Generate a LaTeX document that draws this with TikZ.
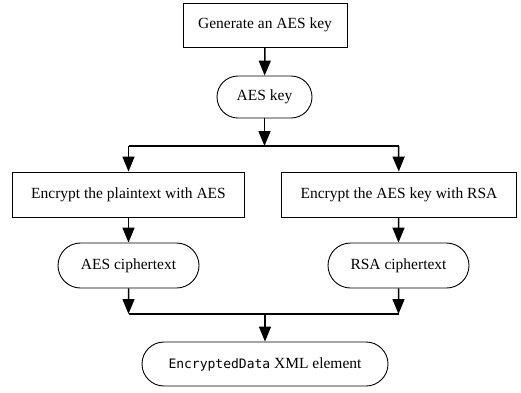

....

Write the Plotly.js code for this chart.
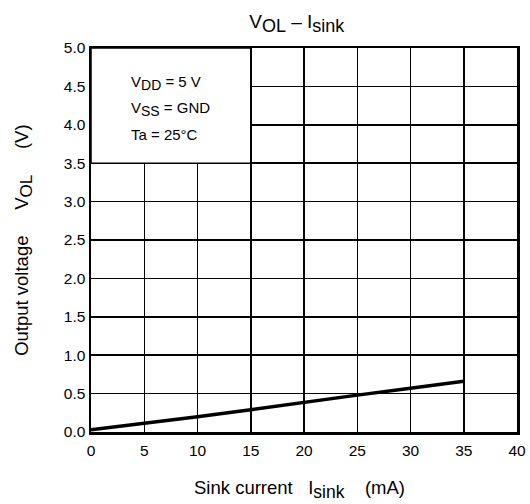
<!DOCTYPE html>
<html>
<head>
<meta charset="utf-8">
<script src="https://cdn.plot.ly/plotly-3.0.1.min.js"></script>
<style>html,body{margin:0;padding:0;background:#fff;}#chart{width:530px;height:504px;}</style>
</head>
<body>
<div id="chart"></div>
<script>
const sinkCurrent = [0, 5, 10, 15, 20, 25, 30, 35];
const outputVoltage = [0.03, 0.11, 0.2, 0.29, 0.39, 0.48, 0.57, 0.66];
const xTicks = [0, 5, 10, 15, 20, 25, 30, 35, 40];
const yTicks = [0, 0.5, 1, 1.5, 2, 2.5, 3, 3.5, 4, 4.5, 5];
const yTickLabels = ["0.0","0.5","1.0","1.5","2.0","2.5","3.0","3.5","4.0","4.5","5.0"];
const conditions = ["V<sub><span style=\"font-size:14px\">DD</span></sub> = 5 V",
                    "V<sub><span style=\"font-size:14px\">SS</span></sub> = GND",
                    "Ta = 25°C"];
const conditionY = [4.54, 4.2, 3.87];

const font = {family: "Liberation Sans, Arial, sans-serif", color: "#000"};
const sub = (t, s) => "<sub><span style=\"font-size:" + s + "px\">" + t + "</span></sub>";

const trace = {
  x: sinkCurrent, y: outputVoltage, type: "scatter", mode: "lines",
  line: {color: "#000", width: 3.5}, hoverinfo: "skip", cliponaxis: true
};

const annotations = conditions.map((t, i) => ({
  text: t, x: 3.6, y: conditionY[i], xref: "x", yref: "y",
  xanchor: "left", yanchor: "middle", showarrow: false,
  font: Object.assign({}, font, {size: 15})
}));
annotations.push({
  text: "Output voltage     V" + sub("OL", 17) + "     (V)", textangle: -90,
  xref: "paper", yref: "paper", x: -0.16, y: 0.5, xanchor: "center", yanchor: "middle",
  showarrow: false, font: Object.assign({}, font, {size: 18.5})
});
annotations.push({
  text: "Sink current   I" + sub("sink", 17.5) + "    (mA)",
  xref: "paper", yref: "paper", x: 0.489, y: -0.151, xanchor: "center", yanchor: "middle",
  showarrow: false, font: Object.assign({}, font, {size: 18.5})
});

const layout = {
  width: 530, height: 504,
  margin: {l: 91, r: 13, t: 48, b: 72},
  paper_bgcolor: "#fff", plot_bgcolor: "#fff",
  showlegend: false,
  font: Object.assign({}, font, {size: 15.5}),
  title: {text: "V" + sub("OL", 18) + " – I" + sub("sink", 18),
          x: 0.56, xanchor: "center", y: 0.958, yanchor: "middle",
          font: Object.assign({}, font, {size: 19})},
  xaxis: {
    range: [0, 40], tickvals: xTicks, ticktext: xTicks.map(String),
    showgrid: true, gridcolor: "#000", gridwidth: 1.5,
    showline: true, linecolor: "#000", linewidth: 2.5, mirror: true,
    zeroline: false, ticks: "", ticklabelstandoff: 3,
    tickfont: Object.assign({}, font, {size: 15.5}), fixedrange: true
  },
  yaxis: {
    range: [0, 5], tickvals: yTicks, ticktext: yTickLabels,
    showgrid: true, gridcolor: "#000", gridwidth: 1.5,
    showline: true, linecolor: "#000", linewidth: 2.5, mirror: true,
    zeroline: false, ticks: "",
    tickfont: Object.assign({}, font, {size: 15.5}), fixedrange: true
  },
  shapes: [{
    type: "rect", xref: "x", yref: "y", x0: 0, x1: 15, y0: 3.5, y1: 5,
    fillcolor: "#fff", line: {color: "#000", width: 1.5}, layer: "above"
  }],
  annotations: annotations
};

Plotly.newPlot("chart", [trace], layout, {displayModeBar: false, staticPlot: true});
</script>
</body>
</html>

....

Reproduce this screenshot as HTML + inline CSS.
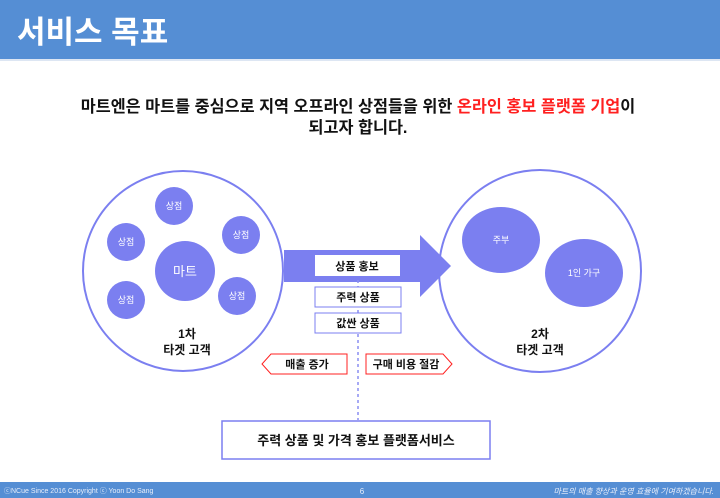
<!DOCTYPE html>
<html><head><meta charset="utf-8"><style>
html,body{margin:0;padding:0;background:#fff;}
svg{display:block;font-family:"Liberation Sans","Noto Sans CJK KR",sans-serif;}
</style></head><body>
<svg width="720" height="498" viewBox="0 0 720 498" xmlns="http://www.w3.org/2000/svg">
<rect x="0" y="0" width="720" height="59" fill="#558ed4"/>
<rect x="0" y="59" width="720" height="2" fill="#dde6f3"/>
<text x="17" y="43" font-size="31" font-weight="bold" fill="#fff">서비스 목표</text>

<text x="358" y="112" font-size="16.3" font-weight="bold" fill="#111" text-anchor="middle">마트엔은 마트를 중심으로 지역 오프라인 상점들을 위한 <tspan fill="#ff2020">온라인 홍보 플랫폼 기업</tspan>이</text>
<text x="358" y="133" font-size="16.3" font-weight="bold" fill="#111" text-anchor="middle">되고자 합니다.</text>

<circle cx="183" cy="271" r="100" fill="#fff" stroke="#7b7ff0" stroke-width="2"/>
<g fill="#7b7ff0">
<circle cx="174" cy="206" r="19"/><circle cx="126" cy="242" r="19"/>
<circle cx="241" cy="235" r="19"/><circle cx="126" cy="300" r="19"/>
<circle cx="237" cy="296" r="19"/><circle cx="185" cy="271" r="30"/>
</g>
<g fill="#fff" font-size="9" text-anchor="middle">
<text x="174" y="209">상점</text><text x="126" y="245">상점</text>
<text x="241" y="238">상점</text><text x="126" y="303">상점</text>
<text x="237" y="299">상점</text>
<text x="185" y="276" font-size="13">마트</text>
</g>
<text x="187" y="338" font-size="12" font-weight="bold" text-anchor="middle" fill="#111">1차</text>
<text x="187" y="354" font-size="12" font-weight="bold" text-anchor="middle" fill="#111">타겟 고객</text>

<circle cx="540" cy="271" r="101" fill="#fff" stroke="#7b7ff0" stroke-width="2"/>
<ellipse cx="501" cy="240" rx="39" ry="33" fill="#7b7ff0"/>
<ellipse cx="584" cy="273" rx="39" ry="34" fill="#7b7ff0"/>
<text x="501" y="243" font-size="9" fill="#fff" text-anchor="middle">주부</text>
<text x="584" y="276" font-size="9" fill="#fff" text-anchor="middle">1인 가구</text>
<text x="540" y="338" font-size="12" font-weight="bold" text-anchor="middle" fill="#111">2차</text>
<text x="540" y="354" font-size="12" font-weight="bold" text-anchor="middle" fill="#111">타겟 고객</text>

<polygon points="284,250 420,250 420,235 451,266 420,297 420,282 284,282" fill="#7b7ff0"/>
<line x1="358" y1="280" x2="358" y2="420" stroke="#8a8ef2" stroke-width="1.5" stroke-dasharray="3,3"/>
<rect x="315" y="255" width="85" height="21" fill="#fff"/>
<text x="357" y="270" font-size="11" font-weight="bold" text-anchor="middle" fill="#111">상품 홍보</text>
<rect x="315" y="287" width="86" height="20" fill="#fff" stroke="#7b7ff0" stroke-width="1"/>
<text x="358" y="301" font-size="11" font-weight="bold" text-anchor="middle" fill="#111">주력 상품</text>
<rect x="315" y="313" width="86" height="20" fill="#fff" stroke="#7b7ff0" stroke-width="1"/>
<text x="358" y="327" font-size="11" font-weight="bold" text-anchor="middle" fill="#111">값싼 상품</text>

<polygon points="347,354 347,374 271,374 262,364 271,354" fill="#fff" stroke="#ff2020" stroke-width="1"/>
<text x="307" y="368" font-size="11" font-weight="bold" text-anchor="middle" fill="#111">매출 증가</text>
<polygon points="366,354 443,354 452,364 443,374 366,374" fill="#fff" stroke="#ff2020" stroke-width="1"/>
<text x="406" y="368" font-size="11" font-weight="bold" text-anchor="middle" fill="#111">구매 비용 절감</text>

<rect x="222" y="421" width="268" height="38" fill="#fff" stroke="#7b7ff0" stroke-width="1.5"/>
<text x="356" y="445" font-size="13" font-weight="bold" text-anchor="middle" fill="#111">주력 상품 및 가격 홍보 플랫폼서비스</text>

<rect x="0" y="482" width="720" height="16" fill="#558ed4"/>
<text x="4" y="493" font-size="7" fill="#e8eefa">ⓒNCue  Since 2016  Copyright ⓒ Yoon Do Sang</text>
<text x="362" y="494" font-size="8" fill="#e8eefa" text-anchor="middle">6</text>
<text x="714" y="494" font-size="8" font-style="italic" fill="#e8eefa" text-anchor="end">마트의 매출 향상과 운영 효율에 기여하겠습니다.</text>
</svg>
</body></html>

....

**Task brief**
In the listing above, find the line containing "Write the Plotly.js code for this chart." and the line containing "const conditionY = [4.54, 4.2, 3.87];". Reproduce those lines and all between them exactly, with no pictures and nothing more.

**Correct result**
Write the Plotly.js code for this chart.
<!DOCTYPE html>
<html>
<head>
<meta charset="utf-8">
<script src="https://cdn.plot.ly/plotly-3.0.1.min.js"></script>
<style>html,body{margin:0;padding:0;background:#fff;}#chart{width:530px;height:504px;}</style>
</head>
<body>
<div id="chart"></div>
<script>
const sinkCurrent = [0, 5, 10, 15, 20, 25, 30, 35];
const outputVoltage = [0.03, 0.11, 0.2, 0.29, 0.39, 0.48, 0.57, 0.66];
const xTicks = [0, 5, 10, 15, 20, 25, 30, 35, 40];
const yTicks = [0, 0.5, 1, 1.5, 2, 2.5, 3, 3.5, 4, 4.5, 5];
const yTickLabels = ["0.0","0.5","1.0","1.5","2.0","2.5","3.0","3.5","4.0","4.5","5.0"];
const conditions = ["V<sub><span style=\"font-size:14px\">DD</span></sub> = 5 V",
                    "V<sub><span style=\"font-size:14px\">SS</span></sub> = GND",
                    "Ta = 25°C"];
const conditionY = [4.54, 4.2, 3.87];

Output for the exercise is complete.